While we are still admired for our living standards the rest of the world does very clearly see the deficiencies in our system and the weak points.
And weak points we do have in the West. Our dependence on raw materials and energy, coupled with the highest labour costs in the world make the West hardly an attractive location for investments. Add catastrophic demographic projections and you wonder who is left to do the work when most of us retire soon and there are simply not enough children conceived since 40 years.
International visitation politics since the beginning of the crisis demonstrate clearly that the global centre of power has shifted from Washington to Beijing. US Treasury secretary Hank Paulson to ECB president Trichet, Germany's Angela Merkel and countless other Western dignitaries have been polishing door handles in China which has what the West needs most: Money and goods. It's like with every debtor: When the bank is worried about your financial status better get your best tie out and pay them a visit.
Golden Rule: He Who Has the Gold Makes the Rules
China and the Arab countries sit on the receiving end these days.
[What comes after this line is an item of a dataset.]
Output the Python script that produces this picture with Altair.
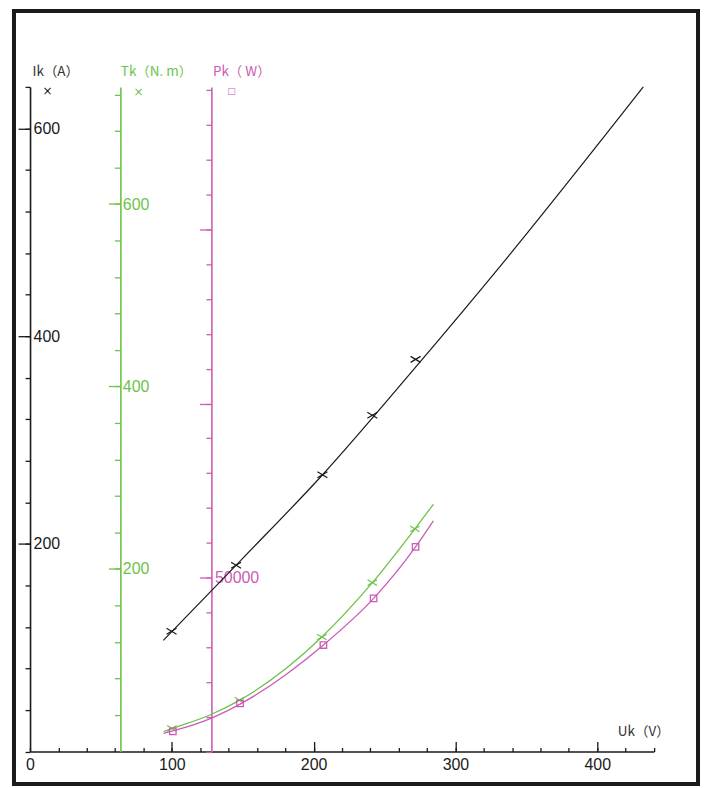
import altair as alt
import pandas as pd

# ---------------- data ----------------
# Ik (A) vs Uk (V)
ik_curve_uk = [94, 150, 206, 270, 335, 432.5]
ik_curve_val = [107, 186, 266, 367, 473, 640]
ik_point_uk = [99.8, 145.3, 206.2, 241.4, 271.9]
ik_point_val = [115.7, 179.4, 266.5, 323.8, 377.6]

# Tk (N.m) vs Uk (V)
tk_curve_uk = [94.2, 100, 127.7, 147.6, 205.8, 241.4, 271.4, 284.5]
tk_curve_val = [21.8, 25, 40.5, 56, 125.5, 185, 244, 271]
tk_point_uk = [100, 147.6, 205.8, 241.4, 271.4]
tk_point_val = [25.4, 56.3, 125.5, 185, 244]

# Pk (W) vs Uk (V)
pk_curve_uk = [94.2, 100.7, 128, 148.1, 206.9, 242.3, 271.9, 284.5]
pk_curve_val = [5200, 5900, 9600, 13600, 30600, 44000, 58800, 66300]
pk_point_uk = [100.7, 148.1, 206.9, 242.3, 271.9]
pk_point_val = [5790, 13800, 30600, 44000, 58800]

# tick values
uk_labels = [0, 100, 200, 300, 400]
uk_major = [100, 200, 300, 400]
uk_minor = list(range(0, 441, 20))
ik_major = [200, 400, 600]
ik_minor = list(range(0, 641, 40))
tk_major = [200, 400, 600]
tk_minor = list(range(40, 721, 40))
pk_major = [50000, 100000, 150000]
pk_minor = list(range(0, 190001, 10000))
pk_labelled = [50000]

# ---------------- styling ----------------
W, H = 686, 775
X_RANGE = [16.1, 641.8]
BASE = 742.5
Y_RANGE = [BASE, 76]
BLACK = "#1a1a1a"
GREEN = "#6dc34a"
MAGENTA = "#cc5cb6"
NUM_FONT = "Liberation Sans"
TXT_FONT = "Noto Sans CJK JP"
NUM_SIZE = 16
TXT_SIZE = 13.5

xs = alt.Scale(domain=[0, 440], range=X_RANGE, nice=False, zero=False)
ik_s = alt.Scale(domain=[0, 640], range=Y_RANGE, nice=False, zero=False)
tk_s = alt.Scale(domain=[0, 728.4], range=Y_RANGE, nice=False, zero=False)
pk_s = alt.Scale(domain=[0, 191000], range=Y_RANGE, nice=False, zero=False)


def major_y(offset, values, color, title, title_x, pad, label_expr=None):
    kw = dict(
        orient="left", offset=offset, values=values, grid=False,
        domain=True, domainColor=color, domainWidth=1.6,
        ticks=True, tickSize=12, tickColor=color, tickWidth=1.3,
        labels=True, labelAlign="left", labelBaseline="middle",
        labelPadding=pad, labelColor=color, labelFont=NUM_FONT,
        labelFontSize=NUM_SIZE, labelFlush=False, labelOverlap=False,
        format="d",
        title=title, titleAngle=0, titleAlign="left", titleBaseline="middle",
        titleX=title_x, titleY=61, titleColor=color if color != BLACK else "#333333",
        titleFont=TXT_FONT, titleFontSize=TXT_SIZE, titleFontWeight="normal",
    )
    if label_expr:
        kw["labelExpr"] = label_expr
    return alt.Axis(**kw)


def minor_y(offset, values, color, size, symbol, sx, sy, sym_size):
    return alt.Axis(
        orient="left", offset=offset, values=values, grid=False,
        domain=False, ticks=True, tickSize=size, tickColor=color, tickWidth=1.3,
        labels=False,
        title=symbol, titleAngle=0, titleAlign="center", titleBaseline="middle",
        titleX=sx, titleY=sy, titleColor=color, titleFont="DejaVu Sans",
        titleFontSize=sym_size, titleFontWeight="normal",
    )


x_label_axis = alt.Axis(
    orient="bottom", offset=-(H - BASE), values=uk_labels, grid=False,
    domain=False, ticks=False, tickSize=0, labelPadding=13,
    labelBaseline="middle", labelFont=NUM_FONT, labelFontSize=NUM_SIZE,
    labelColor=BLACK, labelFlush=False, labelOverlap=False, title=None,
)
x_major_axis = alt.Axis(
    orient="top", offset=-BASE, values=uk_major, grid=False,
    domain=True, domainColor=BLACK, domainWidth=1.6,
    ticks=True, tickSize=10, tickColor=BLACK, tickWidth=1.3, labels=False,
    title="Uk（V）", titleAngle=0, titleAlign="right", titleBaseline="middle",
    titleX=657, titleY=-20.5, titleColor="#333333", titleFont=TXT_FONT,
    titleFontSize=TXT_SIZE, titleFontWeight="normal",
)
x_minor_axis = alt.Axis(
    orient="top", offset=-BASE, values=uk_minor, grid=False,
    domain=False, ticks=True, tickSize=4, tickColor=BLACK, tickWidth=1.3,
    labels=False, title=None,
)

X_SHAPE = "M-1,-0.6L1,0.6M-1,0.6L1,-0.6"


def frame(xv, yv):
    return pd.DataFrame({"uk": xv, "v": yv})


ik_line = alt.Chart(frame(ik_curve_uk, ik_curve_val)).mark_line(
    color=BLACK, strokeWidth=1.2, interpolate="monotone"
).encode(
    x=alt.X("uk:Q", scale=xs, axis=x_label_axis),
    y=alt.Y("v:Q", scale=ik_s,
            axis=major_y(-16.1, ik_major, BLACK, "Ik（A）", 2, -15)),
)
ik_pts = alt.Chart(frame(ik_point_uk, ik_point_val)).mark_point(
    shape=X_SHAPE, filled=False, size=100, strokeWidth=1.2, color=BLACK, opacity=1
).encode(
    x=alt.X("uk:Q", scale=xs, axis=x_major_axis),
    y=alt.Y("v:Q", scale=ik_s,
            axis=minor_y(-16.1, ik_minor, BLACK, 5, "×", 17, 80, 12)),
)
tk_line = alt.Chart(frame(tk_curve_uk, tk_curve_val)).mark_line(
    color=GREEN, strokeWidth=1.3, interpolate="monotone"
).encode(
    x=alt.X("uk:Q", scale=xs, axis=x_minor_axis),
    y=alt.Y("v:Q", scale=tk_s,
            axis=major_y(-106.7, tk_major, GREEN, "Tk（N. m）", 0, -14)),
)
tk_pts = alt.Chart(frame(tk_point_uk, tk_point_val)).mark_point(
    shape=X_SHAPE, filled=False, size=90, strokeWidth=1.2, color=GREEN, opacity=1
).encode(
    x=alt.X("uk:Q", scale=xs, axis=None),
    y=alt.Y("v:Q", scale=tk_s,
            axis=minor_y(-106.7, tk_minor, GREEN, 6, "×", 17.6, 81, 12)),
)
pk_line = alt.Chart(frame(pk_curve_uk, pk_curve_val)).mark_line(
    color=MAGENTA, strokeWidth=1.3, interpolate="monotone"
).encode(
    x=alt.X("uk:Q", scale=xs, axis=None),
    y=alt.Y("v:Q", scale=pk_s,
            axis=major_y(-198, pk_major, MAGENTA, "Pk（ W）", 1, -15,
                         label_expr=f"indexof({pk_labelled}, datum.value) >= 0 ? datum.label : ''")),
)
pk_pts = alt.Chart(frame(pk_point_uk, pk_point_val)).mark_point(
    shape="square", filled=False, size=42, strokeWidth=1.3, color=MAGENTA, opacity=1
).encode(
    x=alt.X("uk:Q", scale=xs, axis=None),
    y=alt.Y("v:Q", scale=pk_s,
            axis=minor_y(-198, pk_minor, MAGENTA, 5.5, "□", 19.7, 80, 9)),
)

chart = alt.layer(ik_line, ik_pts, tk_line, tk_pts, pk_line, pk_pts).resolve_scale(
    y="independent"
).resolve_axis(
    x="independent", y="independent"
).properties(
    width=W, height=H,
    autosize=alt.AutoSizeParams(type="none"),
    padding={"left": 6, "top": 2, "right": 4, "bottom": 4},
    background="white",
).configure_view(
    stroke=BLACK, strokeWidth=4
)

chart.save("out.html", embed_options={"renderer": "svg", "actions": False})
Sovereign wealth funds holding trillions of Federal Reserve Notes, a private unbacked currency, muscled their way into the western financial system, taking stakes in battered financial institutions when only 3 years ago the USA tried to shield itself from any foreign influence. Now they have no more choice. The long term implications of the fire sale of shares in US banks is yet to be seen. But I cannot remember one instance where a major shareholder kept quiet when his billions were at stake. The Chinese will be no exception, honoring the golden rule: He who has the gold makes the rules. If one were to apply this rule strictly the West could one day get its orders from Indian housewives who are estimated to hold already 10% of all the world's gold.
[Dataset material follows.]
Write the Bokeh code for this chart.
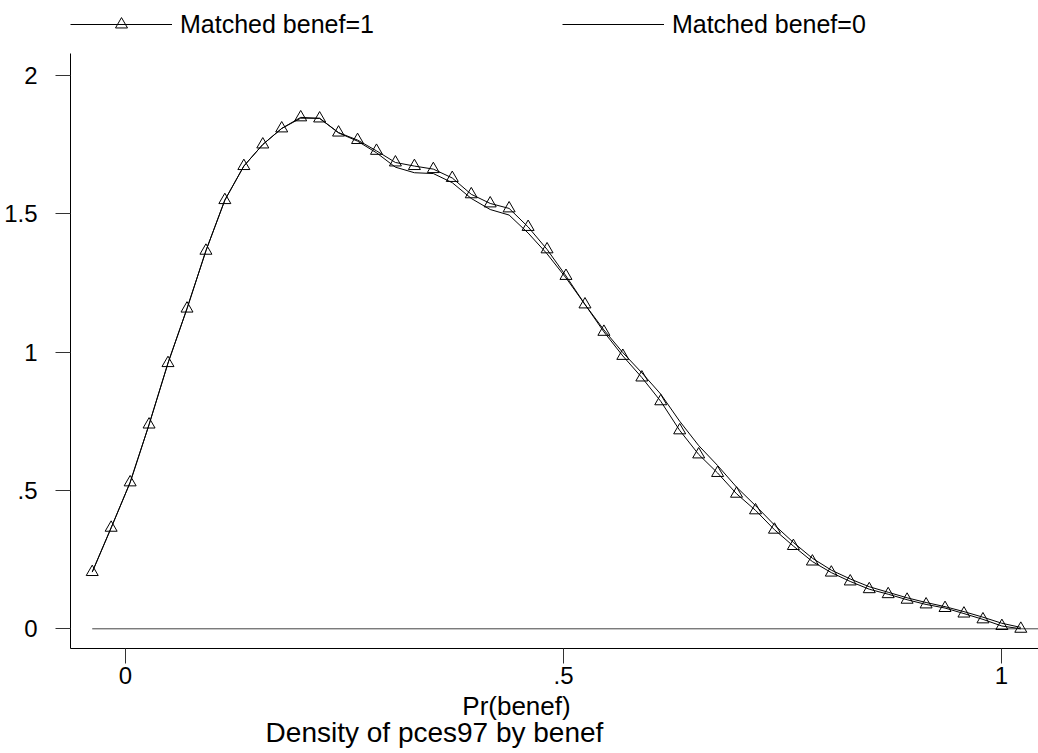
from bokeh.plotting import figure
from bokeh.models import Range1d, FixedTicker, Label, Legend, LegendItem
from bokeh.embed import file_html
from bokeh.resources import INLINE

# Evaluation grid (Pr(benef))
x_grid = [-0.0380, -0.0164, 0.0053, 0.0269, 0.0485, 0.0702, 0.0918, 0.1134, 0.1351, 0.1567,
          0.1783, 0.2000, 0.2216, 0.2432, 0.2649, 0.2865, 0.3081, 0.3298, 0.3514, 0.3730,
          0.3947, 0.4163, 0.4379, 0.4596, 0.4812, 0.5028, 0.5245, 0.5461, 0.5677, 0.5894,
          0.6110, 0.6326, 0.6543, 0.6759, 0.6975, 0.7192, 0.7408, 0.7624, 0.7841, 0.8057,
          0.8273, 0.8490, 0.8706, 0.8922, 0.9139, 0.9355, 0.9571, 0.9788, 1.0004, 1.0220]

# Density, matched benef=1 (triangles)
dens_benef1 = [0.205, 0.365, 0.529, 0.738, 0.960, 1.157, 1.366, 1.549, 1.672, 1.750,
               1.808, 1.848, 1.844, 1.793, 1.766, 1.727, 1.685, 1.672, 1.661, 1.629,
               1.570, 1.537, 1.519, 1.452, 1.371, 1.275, 1.172, 1.073, 0.986, 0.908,
               0.822, 0.717, 0.630, 0.563, 0.488, 0.428, 0.358, 0.299, 0.243, 0.203,
               0.171, 0.143, 0.125, 0.105, 0.088, 0.075, 0.055, 0.034, 0.010, 0.000]

# Density, matched benef=0 (plain line)
dens_benef0 = [0.205, 0.365, 0.529, 0.738, 0.960, 1.157, 1.366, 1.549, 1.672, 1.750,
               1.808, 1.845, 1.845, 1.792, 1.762, 1.720, 1.668, 1.648, 1.645, 1.612,
               1.555, 1.515, 1.495, 1.430, 1.355, 1.268, 1.172, 1.080, 0.998, 0.925,
               0.848, 0.750, 0.662, 0.590, 0.512, 0.445, 0.375, 0.312, 0.255, 0.212,
               0.180, 0.152, 0.132, 0.112, 0.095, 0.080, 0.062, 0.042, 0.020, 0.005]

# zero reference line
zero_x = [-0.0380, 1.0600]
zero_y = [0.0, 0.0]

x_ticks = [0, 0.5, 1]
x_tick_labels = ["0", ".5", "1"]
y_ticks = [0, 0.5, 1, 1.5, 2]
y_tick_labels = ["0", ".5", "1", "1.5", "2"]

FONT = "Liberation Sans"

# plot-region extents (where the axis lines are drawn)
X_AXIS_AT = -0.0712
Y_AXIS_AT = -0.0628
X_END = 1.0422
Y_END = 2.079

p = figure(width=1038, height=753, output_backend="svg", toolbar_location=None,
           x_range=Range1d(-0.1427, 1.0422), y_range=Range1d(-0.4506, 2.2703),
           min_border_left=0, min_border_right=0, min_border_top=0, min_border_bottom=0)
p.outline_line_color = None
p.xgrid.visible = False
p.ygrid.visible = False
p.background_fill_color = "white"
p.border_fill_color = "white"

for ax, ticks, labels in ((p.xaxis[0], x_ticks, x_tick_labels), (p.yaxis[0], y_ticks, y_tick_labels)):
    ax.ticker = FixedTicker(ticks=ticks)
    ax.major_label_overrides = {t: l for t, l in zip(ticks, labels)}
    ax.axis_line_color = "black"
    ax.axis_line_width = 1
    ax.major_tick_line_color = "#333333"
    ax.major_tick_out = 15
    ax.major_tick_in = 0
    ax.minor_tick_line_color = None
    ax.major_label_text_font = FONT
    ax.major_label_text_font_size = "24px"
    ax.major_label_text_color = "black"
p.xaxis.fixed_location = X_AXIS_AT
p.yaxis.fixed_location = Y_AXIS_AT
p.xaxis.bounds = (Y_AXIS_AT, X_END)
p.yaxis.bounds = (X_AXIS_AT, Y_END)
p.xaxis.major_label_standoff = 3
p.yaxis.major_label_standoff = 18
p.yaxis.major_label_orientation = "horizontal"

zl = p.line(zero_x, zero_y, line_color="#444444", line_width=1)
l0 = p.line(x_grid, dens_benef0, line_color="black", line_width=1)
l1 = p.line(x_grid, dens_benef1, line_color="black", line_width=1)
m1 = p.scatter(x_grid, dens_benef1, marker="triangle", size=12, line_color="black",
               fill_alpha=0, line_width=1)

legend = Legend(items=[LegendItem(label="Matched benef=1", renderers=[l1, m1]),
                       LegendItem(label="Matched benef=0", renderers=[l0])],
                orientation="horizontal", location=(70, 714), padding=0, margin=0,
                spacing=188, glyph_width=102, glyph_height=30, label_standoff=8,
                label_text_font=FONT, label_text_font_size="25px",
                label_text_color="black",
                border_line_color=None, background_fill_alpha=0)
p.add_layout(legend, "center")

p.add_layout(Label(x=0.4463, y=-0.2775, text="Pr(benef)", text_align="center",
                   text_baseline="middle", text_font=FONT, text_font_size="26px",
                   text_color="black"))
p.add_layout(Label(x=0.3527, y=-0.3734, text="Density of pces97 by benef", text_align="center",
                   text_baseline="middle", text_font=FONT, text_font_size="28px",
                   text_color="black"))

open("out.html", "w").write(file_html(p, INLINE))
Recent aquisitions of luxury car brands Jaguar and Rover by the Indian Tata dynasty show how quick the positions on the table can change. Only 60 years ago Britain fled its responsibility in India, exiting what is now the world's biggest democracy in only 90 chaotic days after which a blood bath between Muslims and Hindus cost millions of lives.
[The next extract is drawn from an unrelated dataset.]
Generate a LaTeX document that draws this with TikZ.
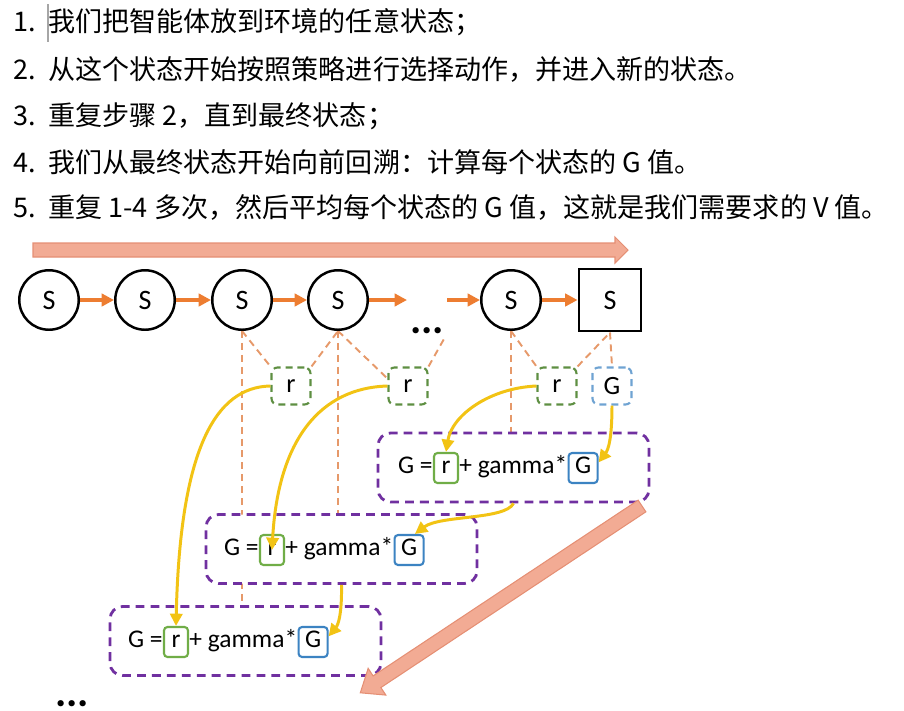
\documentclass[tikz,border=0pt]{standalone}
\usepackage{fontspec}
\setmainfont{Carlito}
\newfontfamily\cjk{Noto Sans CJK SC}
\usetikzlibrary{arrows.meta,positioning,backgrounds}
\definecolor{walkor}{HTML}{ED7D31}
\definecolor{linkor}{HTML}{E6996A}
\definecolor{fatfill}{HTML}{F2AB94}
\definecolor{fatline}{HTML}{E58F74}
\definecolor{rgreen}{HTML}{5E8F42}
\definecolor{rsgreen}{HTML}{70AD47}
\definecolor{gdblue}{HTML}{6FA3D2}
\definecolor{gsblue}{HTML}{3C83C2}
\definecolor{boxpur}{HTML}{7030A0}
\definecolor{backyel}{HTML}{F2C314}

\begin{document}
\begin{tikzpicture}[x = 0.02cm, y = -0.02cm,
  state/.style = {draw, circle, line width = 1.4pt, minimum size = 1.19cm, inner sep = 0pt, font = \fontsize{16}{18}\selectfont},
  term/.style = {draw, rectangle, line width = 1.4pt, minimum size = 1.25cm, inner sep = 0pt, font = \fontsize{16}{18}\selectfont},
  rdash/.style = {draw = rgreen, dash pattern = on 4pt off 2.8pt, line width = 1.2pt, rounded corners = 0.12cm, minimum width = 0.78cm, minimum height = 0.74cm, font = \fontsize{15}{18}\selectfont},
  gdash/.style = {rdash, draw = gdblue},
  eqbox/.style = {draw = boxpur, fill = white, dash pattern = on 5pt off 3.5pt, line width = 1.6pt, rounded corners = 0.25cm, minimum width = 5.42cm, minimum height = 1.38cm},
  eqtxt/.style = {inner sep = 0pt, text height = 0.68em, text depth = 0.1em, font = \fontsize{14.5}{17}\selectfont},
  rsolid/.style = {eqtxt, draw = rsgreen, line width = 1.2pt, rounded corners = 0.07cm, minimum width = 0.48cm, minimum height = 0.6cm},
  gsolid/.style = {rsolid, draw = gsblue, minimum width = 0.58cm},
  walk/.style = {draw = walkor, line width = 2pt, -{Triangle[length = 7pt, width = 7pt]}},
  link/.style = {draw = linkor, line width = 1.1pt, dash pattern = on 4pt off 2.8pt},
  back/.style = {draw = backyel, line width = 1.7pt, -{Triangle[length = 7pt, width = 7pt]}},
  fat/.style = {draw = fatline, fill = fatfill, line width = 0.6pt},
  item/.style = {font = \cjk\fontsize{15.4}{18}\selectfont, inner sep = 0pt, anchor = base west}
]
\useasboundingbox (0,0) rectangle (904,711);

% the five steps
\node[item] (n1) at (13,31) {1.};
\node[item] (t1) at (48,31) {我们把智能体放到环境的任意状态；};
\node[item] (n2) at (13,79) {2.};
\node[item] (t2) at (48,79) {从这个状态开始按照策略进行选择动作，并进入新的状态。};
\node[item] (n3) at (13,125) {3.};
\node[item] (t3) at (48,125) {重复步骤 2，直到最终状态；};
\node[item] (n4) at (13,172) {4.};
\node[item] (t4) at (48,172) {我们从最终状态开始向前回溯：计算每个状态的 G 值。};
\node[item] (n5) at (13,217) {5.};
\node[item] (t5) at (48,217) {重复 1-4 多次，然后平均每个状态的 G 值，这就是我们需要求的 V 值。};
\draw[gray!70, line width = 0.7pt] (48,4) -- (48,42);

% forward pass
\draw[fat] (33,243) -- (615,243) -- (615,237) -- (628,250) -- (615,263) -- (615,257) -- (33,257) -- cycle;

\node[state] (s1) at (49,300) {S};
\node[state] (s2) at (145,300) {S};
\node[state] (s3) at (242,300) {S};
\node[state] (s4) at (338,300) {S};
\node[state] (s5) at (511,300) {S};
\node[term] (sT) at (610,300) {S};
\coordinate (gapL) at (407,300);
\coordinate (gapR) at (447,300);
\draw[walk] (s1) -- (s2);
\draw[walk] (s2) -- (s3);
\draw[walk] (s3) -- (s4);
\draw[walk] (s4) -- (gapL);
\draw[walk] (gapR) -- (s5);
\draw[walk] (s5) -- (sT);
\node[anchor = base, inner sep = 1pt, font = \fontsize{24}{24}\selectfont\bfseries] (dots1) at (427,333) {...};

\node[rdash] (r1) at (291,386) {r};
\node[rdash] (r2) at (408,386) {r};
\node[rdash] (r3) at (557,386) {r};
\node[gdash] (gd) at (612,386) {G};

% backward updates
\node[eqbox] (b1) at (513.5,467.5) {};
\node[rsolid] (rq1) at (446,468) {r};
\node[eqtxt, left = 0pt of rq1] (eq1) {G =};
\node[eqtxt, right = 0pt of rq1] (pl1) {+ gamma*};
\node[gsolid, right = 0pt of pl1] (gq1) {G};

\node[eqbox] (b2) at (341.5,549) {};
\node[rsolid] (rq2) at (272,550) {r};
\node[eqtxt, left = 0pt of rq2] (eq2) {G =};
\node[eqtxt, right = 0pt of rq2] (pl2) {+ gamma*};
\node[gsolid, right = 0pt of pl2] (gq2) {G};

\node[eqbox] (b3) at (245.5,641) {};
\node[rsolid] (rq3) at (176,642) {r};
\node[eqtxt, left = 0pt of rq3] (eq3) {G =};
\node[eqtxt, right = 0pt of rq3] (pl3) {+ gamma*};
\node[gsolid, right = 0pt of pl3] (gq3) {G};

\node[anchor = base, inner sep = 1pt, font = \fontsize{24}{24}\selectfont\bfseries] (dots2) at (72,706) {...};

\begin{scope}[on background layer]
\draw[link] (s3.south) -- (r1.north west);
\draw[link] (r1.north east) -- (s4.south);
\draw[link] (s4.south) -- (r2.160);
\draw[link] (r2.north east) -- (dots1.south east);
\draw[link] (s5.south) -- (r3.north west);
\draw[link] (r3.north east) -- (sT.south);
\draw[link] (sT.south) -- (gd.north);
\draw[link] (s3.south) -- (s3.south |- b3.north);
\draw[link] (s4.south) -- (s4.south |- b2.north);
\draw[link] (s5.south) -- (s5.south |- b1.north);
\end{scope}

\draw[back] (r1.west) .. controls (215,387) and (180,450) .. (rq3.north);
\draw[back] (r2.west) .. controls (320,388) and (278,440) .. (rq2.center);
\draw[back] (r3.west) .. controls (490,388) and (452,415) .. (rq1.north);
\draw[back] (gd.south) .. controls (612,440) and (608,450) .. (gq1.20);
\draw[back] (b1.south) .. controls (505,520) and (440,515) .. (gq2.70);
\draw[back] (b2.south) .. controls (342,615) and (338,625) .. (gq3.20);

\begin{scope}[shift = {(642,506)}, rotate = 213.55]
\draw[fat] (0,-7) -- (318,-7) -- (318,-16) -- (338,0) -- (318,16) -- (318,7) -- (0,7) -- cycle;
\end{scope}
\end{tikzpicture}
\end{document}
I also wonder how much of a friend China wants to be with the West: After all it was Britain that started a drug war of its own kind. The British Army guaranteed the sales of opium from its colony India, filling the coffers of British trading houses in the process. Before this opium was literally unknown in China. The politics of the British empire led to the addiction of millions of Chinese. So how friendly, exactly, can we expect the Chinese to be?
Regarding opium I am also looking for a logical explanation for the surging opium record production in Afghanistan. While under Taliban rule the opium crop had been reduced to less than 100 tons annually. Only a few years of Western occupation and the country produces more than 3,500 tons. I mean, how does all this heroin find its way to Western cities under the technology-assisted eyes of the Western occupators?
Do not think the West has friends in Africa. Africa rejects both the installation of planned US army Africom bases as the West's efforts to secure itself a supply of vital resources in the last huge continent not yet fully exploited. The latest EU-African summit ended with nothing but polite words. China, not really welcome in Africa due to cultural differences, has a much better hand, offering African potentates a life in luxury in exchange for mining and drilling rights. And China has no history of enslaving Africans to work the tobacco fields in Virginia. Would you welcome the ancestors of those cultures that robbed Africa for more than 5 centuries from its commodity and human resources. Africa is not backward because it is poor. It was made poor by the warring West.
The situation in Latin America is well known too. Venezuela's Chavez and Bolivia's Morales frequently criticize the US double standard on issues like torture, human rights and political intervention and one cannot blame them.
And Russia's Putin can suffocate Europe simply by turning off our gas tap. Europe imports most of its natural gas which heats probably 40% of European households.
Arab countries currently suffer from inflation because of their dollar pegs. OPEC mulls to reject Federal Reserve Notes. This currency is backed by nothing and Arabs wonder why they should accept "we pay you later" paper from a nation that will only use the oil to keep a warmachione running that could any day turn against themselves.
What all these countries have in common now is a growing skepticism towards two economic super powers that are by all objective means in a rapid decline, while still patronizing the rest of the world. While the West talks a lot about freedom and democracy, civil liberties have never been more curtailed under the guise of the "war on terror" hoax. Our human rights record is no better than that of countries that get blamed for it by the West.  The president of Austria's constituional court recently said that surveillance in Austria has surpassed the intrusionary levels that were the norm in former communist East Germany. So how was that about the free market economy and a reduction of government?
Running huge budget deficits it is interesting to see that all social spending proposals get under immediate fire while no word is ever spent on the limitless spending for security that is increasingly seen as what ist is for real: An intrusion of privacy by governments who know how unpopulatr they are and who probably erect all these security layers to quell any social unrest that is certain to come with a depression.
How do you expect me to travel to the USA when the goons at immigration can force me to reveal the password of my computer, whose hard disk is an extension of my memory? Or otherwise put me in detention when not complying with their "rules" that are all intimidating to the normal tourist? Brazil has reacted correctly by giving US travellers a lengthy security check on arrival.
This patronizing attitude towards the coloured world will not go down well much longer. While most history books paint a Western perspective every people that has once been oppressed will not exactly hold out its hands to be exploited all over again. And this is the experience of the world outside Europe and North America (why has there never been a discussion of the holocaust of American Indians?)
Add in the frightening estimate that we will need two globes by 2050 in order to maintain our current living standards and I think it is clear that the world is probably steering towards the biggest humanitarian catastrophe in history.
In the current growing tensions about global resources we will have 2 alternatives:
  1. Either the world learns for the first time in history to live together in peace or
  2. it will be as always: One half tries to kill the other half.
A sad perspective indeed. It does not get better by the ignorant arrogance of Western leaders who still think they rule the world. Sorry, nobody has ever ruled the world with empty pockets. Western leaders wear no more clothes. Read history before you are doomed to repeat it.